The Communications Commission of Kenya (CCK) said it has commissioned the Kenya Institute for Public Policy Research and Analysis (Kippra) to conduct a study on the impact of the current regime of mobile termination rates on the macro and micro economic factors.

It will take about eight weeks for the findings of the study, commissioned two weeks ago, to be made public.

Kippra is an autonomous think tank established in 1997 to provide objective public policy advice to the government and other stakeholders towards achieving national development goals.

Speaking to Smart Company last week, CCK acting director-general Francis Wangusi said the findings of the study would inform the direction the industry will take on the suspended glide path in the mobile interconnection rates.

Elicited sharp division

“The board shall study the findings of the report and come up with a decision before July, when the suspension expires,” said Mr Wangusi.

Interconnection rates refer to the amount of money that one telecommunication operator charges another for terminating a call on its network.

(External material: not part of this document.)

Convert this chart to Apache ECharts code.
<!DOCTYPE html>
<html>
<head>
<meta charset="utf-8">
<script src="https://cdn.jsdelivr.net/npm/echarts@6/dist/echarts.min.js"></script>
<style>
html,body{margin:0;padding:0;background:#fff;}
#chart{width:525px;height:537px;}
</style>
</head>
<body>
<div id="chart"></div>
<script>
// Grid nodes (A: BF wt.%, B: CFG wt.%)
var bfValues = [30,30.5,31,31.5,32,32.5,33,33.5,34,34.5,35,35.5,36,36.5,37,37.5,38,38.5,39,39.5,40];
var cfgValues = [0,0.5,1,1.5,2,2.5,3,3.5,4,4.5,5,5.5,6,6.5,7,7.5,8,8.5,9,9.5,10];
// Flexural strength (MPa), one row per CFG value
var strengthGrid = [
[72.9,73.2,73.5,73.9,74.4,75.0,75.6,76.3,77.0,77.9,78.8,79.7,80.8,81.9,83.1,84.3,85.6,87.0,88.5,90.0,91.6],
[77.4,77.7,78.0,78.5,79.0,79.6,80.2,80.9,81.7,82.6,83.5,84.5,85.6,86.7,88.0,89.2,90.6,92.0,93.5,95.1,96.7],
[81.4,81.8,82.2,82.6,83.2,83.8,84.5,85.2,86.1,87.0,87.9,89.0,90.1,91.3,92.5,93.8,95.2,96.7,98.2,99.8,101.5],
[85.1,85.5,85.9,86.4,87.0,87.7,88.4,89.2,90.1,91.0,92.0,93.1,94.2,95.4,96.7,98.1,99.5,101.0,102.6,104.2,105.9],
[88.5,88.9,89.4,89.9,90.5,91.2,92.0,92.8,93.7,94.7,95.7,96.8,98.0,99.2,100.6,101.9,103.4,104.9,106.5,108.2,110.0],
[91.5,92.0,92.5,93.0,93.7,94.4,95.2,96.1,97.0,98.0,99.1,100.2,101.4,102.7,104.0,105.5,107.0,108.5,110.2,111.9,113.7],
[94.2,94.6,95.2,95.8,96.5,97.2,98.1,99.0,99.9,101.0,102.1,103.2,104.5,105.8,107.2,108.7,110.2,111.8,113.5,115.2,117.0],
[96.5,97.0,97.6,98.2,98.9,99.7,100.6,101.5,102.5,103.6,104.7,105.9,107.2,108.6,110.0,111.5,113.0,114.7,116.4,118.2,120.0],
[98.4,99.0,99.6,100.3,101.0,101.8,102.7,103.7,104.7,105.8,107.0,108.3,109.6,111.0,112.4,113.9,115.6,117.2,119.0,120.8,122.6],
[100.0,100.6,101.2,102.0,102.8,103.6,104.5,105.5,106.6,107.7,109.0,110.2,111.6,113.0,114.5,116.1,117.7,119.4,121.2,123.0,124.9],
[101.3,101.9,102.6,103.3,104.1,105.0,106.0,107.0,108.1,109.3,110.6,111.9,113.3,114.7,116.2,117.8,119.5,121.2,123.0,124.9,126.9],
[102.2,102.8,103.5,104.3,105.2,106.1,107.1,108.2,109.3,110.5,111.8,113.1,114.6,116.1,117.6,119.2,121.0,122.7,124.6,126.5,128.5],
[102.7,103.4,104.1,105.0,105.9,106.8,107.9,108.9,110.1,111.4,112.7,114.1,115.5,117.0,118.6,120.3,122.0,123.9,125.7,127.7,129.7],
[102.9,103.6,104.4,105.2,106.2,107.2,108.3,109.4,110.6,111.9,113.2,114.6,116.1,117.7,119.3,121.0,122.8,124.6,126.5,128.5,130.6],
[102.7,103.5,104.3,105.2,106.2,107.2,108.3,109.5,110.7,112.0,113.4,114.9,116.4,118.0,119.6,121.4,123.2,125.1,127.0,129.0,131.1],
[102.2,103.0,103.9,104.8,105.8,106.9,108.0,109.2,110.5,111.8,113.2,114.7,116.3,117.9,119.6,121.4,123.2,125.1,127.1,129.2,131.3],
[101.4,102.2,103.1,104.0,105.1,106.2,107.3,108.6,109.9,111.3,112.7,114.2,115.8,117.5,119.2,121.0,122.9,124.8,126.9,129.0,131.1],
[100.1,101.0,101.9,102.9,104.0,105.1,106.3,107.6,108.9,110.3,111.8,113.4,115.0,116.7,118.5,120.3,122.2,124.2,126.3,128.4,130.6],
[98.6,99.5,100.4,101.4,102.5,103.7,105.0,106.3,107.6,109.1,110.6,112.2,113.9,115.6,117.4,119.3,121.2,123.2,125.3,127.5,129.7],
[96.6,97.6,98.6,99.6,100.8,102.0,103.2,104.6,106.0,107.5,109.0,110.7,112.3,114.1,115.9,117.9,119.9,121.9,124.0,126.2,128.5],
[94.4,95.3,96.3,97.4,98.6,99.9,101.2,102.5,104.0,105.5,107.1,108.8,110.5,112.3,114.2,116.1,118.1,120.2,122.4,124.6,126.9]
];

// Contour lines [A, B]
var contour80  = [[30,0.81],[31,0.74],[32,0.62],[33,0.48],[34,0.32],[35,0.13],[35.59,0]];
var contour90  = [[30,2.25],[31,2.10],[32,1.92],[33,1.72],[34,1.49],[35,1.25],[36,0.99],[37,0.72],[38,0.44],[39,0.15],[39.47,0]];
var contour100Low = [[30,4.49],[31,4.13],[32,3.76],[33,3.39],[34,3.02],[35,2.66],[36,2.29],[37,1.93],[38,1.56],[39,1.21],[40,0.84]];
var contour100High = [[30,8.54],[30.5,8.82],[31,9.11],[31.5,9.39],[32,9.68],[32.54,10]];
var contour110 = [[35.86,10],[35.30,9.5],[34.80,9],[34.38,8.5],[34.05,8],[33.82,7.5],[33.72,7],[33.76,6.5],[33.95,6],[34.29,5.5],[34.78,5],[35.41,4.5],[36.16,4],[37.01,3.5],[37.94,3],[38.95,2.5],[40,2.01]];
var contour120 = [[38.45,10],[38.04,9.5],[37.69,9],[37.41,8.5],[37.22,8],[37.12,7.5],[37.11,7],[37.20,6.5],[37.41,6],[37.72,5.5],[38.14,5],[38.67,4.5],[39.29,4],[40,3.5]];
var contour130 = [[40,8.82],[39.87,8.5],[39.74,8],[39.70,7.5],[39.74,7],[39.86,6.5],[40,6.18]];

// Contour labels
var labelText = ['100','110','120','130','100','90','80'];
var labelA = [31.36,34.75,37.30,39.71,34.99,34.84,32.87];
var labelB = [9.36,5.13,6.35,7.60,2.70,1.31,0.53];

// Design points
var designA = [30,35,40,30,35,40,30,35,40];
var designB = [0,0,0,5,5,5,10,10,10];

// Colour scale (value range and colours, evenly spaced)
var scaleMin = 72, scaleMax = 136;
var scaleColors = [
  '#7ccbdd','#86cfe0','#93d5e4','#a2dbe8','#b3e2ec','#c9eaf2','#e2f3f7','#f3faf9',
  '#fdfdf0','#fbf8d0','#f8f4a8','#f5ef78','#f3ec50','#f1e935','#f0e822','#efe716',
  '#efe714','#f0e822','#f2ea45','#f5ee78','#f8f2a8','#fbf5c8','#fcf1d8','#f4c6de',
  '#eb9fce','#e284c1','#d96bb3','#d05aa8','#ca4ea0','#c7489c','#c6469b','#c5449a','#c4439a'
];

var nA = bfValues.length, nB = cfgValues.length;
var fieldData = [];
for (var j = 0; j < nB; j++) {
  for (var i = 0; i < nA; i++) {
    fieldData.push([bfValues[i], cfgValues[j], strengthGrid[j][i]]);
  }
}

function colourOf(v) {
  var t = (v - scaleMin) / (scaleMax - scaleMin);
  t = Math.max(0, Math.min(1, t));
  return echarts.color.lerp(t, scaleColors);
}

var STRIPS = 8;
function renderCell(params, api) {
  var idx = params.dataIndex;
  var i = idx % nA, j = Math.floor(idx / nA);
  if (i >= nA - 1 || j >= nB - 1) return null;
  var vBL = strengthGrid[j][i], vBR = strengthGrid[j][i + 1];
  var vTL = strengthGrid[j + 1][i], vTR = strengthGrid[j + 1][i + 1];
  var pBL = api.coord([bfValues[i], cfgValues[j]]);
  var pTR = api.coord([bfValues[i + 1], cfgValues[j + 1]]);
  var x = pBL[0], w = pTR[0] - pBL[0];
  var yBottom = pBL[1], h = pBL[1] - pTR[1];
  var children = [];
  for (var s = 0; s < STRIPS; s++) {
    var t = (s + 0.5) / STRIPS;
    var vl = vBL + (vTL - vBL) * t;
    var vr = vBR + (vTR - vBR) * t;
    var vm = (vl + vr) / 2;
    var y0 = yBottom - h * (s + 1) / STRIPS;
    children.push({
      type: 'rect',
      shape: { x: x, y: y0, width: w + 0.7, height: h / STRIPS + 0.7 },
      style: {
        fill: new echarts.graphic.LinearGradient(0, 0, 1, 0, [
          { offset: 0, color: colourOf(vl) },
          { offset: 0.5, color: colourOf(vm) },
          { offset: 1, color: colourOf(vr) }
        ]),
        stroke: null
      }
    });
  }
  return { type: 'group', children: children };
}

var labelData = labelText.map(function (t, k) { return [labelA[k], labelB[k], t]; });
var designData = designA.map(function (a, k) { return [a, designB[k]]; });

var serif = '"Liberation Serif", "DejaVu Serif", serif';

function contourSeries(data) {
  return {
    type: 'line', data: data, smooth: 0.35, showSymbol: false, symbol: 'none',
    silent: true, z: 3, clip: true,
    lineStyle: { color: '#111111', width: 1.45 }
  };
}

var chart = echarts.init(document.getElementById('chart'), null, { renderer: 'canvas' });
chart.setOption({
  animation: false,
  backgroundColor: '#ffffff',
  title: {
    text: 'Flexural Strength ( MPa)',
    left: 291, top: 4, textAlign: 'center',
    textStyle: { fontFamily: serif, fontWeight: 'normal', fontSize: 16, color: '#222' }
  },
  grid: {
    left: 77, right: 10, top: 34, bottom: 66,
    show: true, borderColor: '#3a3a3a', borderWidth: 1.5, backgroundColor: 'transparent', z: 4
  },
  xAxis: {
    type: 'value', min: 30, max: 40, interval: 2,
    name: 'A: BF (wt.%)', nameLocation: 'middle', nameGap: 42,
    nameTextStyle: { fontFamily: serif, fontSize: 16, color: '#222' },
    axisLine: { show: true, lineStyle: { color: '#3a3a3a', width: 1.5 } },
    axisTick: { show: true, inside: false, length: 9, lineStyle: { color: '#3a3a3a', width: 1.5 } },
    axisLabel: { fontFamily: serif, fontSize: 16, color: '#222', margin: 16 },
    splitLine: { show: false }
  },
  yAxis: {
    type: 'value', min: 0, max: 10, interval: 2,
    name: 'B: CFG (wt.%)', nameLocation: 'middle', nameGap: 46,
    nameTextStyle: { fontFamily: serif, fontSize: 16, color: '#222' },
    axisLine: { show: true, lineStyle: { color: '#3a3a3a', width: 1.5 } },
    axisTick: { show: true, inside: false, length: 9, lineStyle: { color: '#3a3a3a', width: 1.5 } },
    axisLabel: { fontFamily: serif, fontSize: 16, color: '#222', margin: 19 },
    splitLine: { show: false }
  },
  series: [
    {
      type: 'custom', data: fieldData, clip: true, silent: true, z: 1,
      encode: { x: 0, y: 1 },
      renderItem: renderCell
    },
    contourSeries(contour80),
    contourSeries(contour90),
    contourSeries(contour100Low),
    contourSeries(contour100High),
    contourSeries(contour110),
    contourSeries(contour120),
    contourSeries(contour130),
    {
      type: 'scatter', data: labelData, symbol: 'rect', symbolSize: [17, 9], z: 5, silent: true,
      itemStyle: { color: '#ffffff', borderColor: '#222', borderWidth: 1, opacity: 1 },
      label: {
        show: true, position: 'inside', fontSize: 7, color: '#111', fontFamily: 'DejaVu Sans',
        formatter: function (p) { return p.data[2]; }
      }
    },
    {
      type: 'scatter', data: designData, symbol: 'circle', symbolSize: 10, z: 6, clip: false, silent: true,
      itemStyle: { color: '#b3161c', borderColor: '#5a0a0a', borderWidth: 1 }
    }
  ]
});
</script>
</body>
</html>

For instance, if a Safaricom subscriber calls an Airtel customer, then Safaricom has to pay Airtel for terminating the call on its network.

The rates debate has elicited sharp divisions among the providers, with some supporting a further decline while others claim the glide path is harmful to the industry.

Airtel and yu have been pushing to have the MTR cut to the lowest possible level while Safaricom and Telkom have insisted that the rates do not reflect the current cost of doing business.

Safaricom had earlier in the year written to the regulator, calling for a new study to establish whether the rates are reflective of the economic status.

Safaricom said the current rates were not indicative of the real situation of the local economy and the cost of doing business, considering the changes in inflation rates and foreign exchange rates.

Telkom Kenya on Friday last week said it has asked the regulator to talk with operators on the scope of the new study.

“We are the operators. We still don’t know what is being researched by Kippra and whether we are part of the scope, but we appreciate that there is at least a study being done,” said Telkom’s head of corporate communications, Ms Angela Ng’ang’a-Mumo.

“There is need for a scientific study to be done before we can continue with any more MTR glide path because we feel that telecom companies are currently not making any money,” she said.

CCK initiated the inter-network rates reduction regime in August 2010 following research carried out on its behalf by Analysis Mason to review interconnection rates framework developed in 2007.

In August 2010, the commission announced the reduction of the rates by 50 per cent from Sh4.42 to Sh2.21 with immediate effect.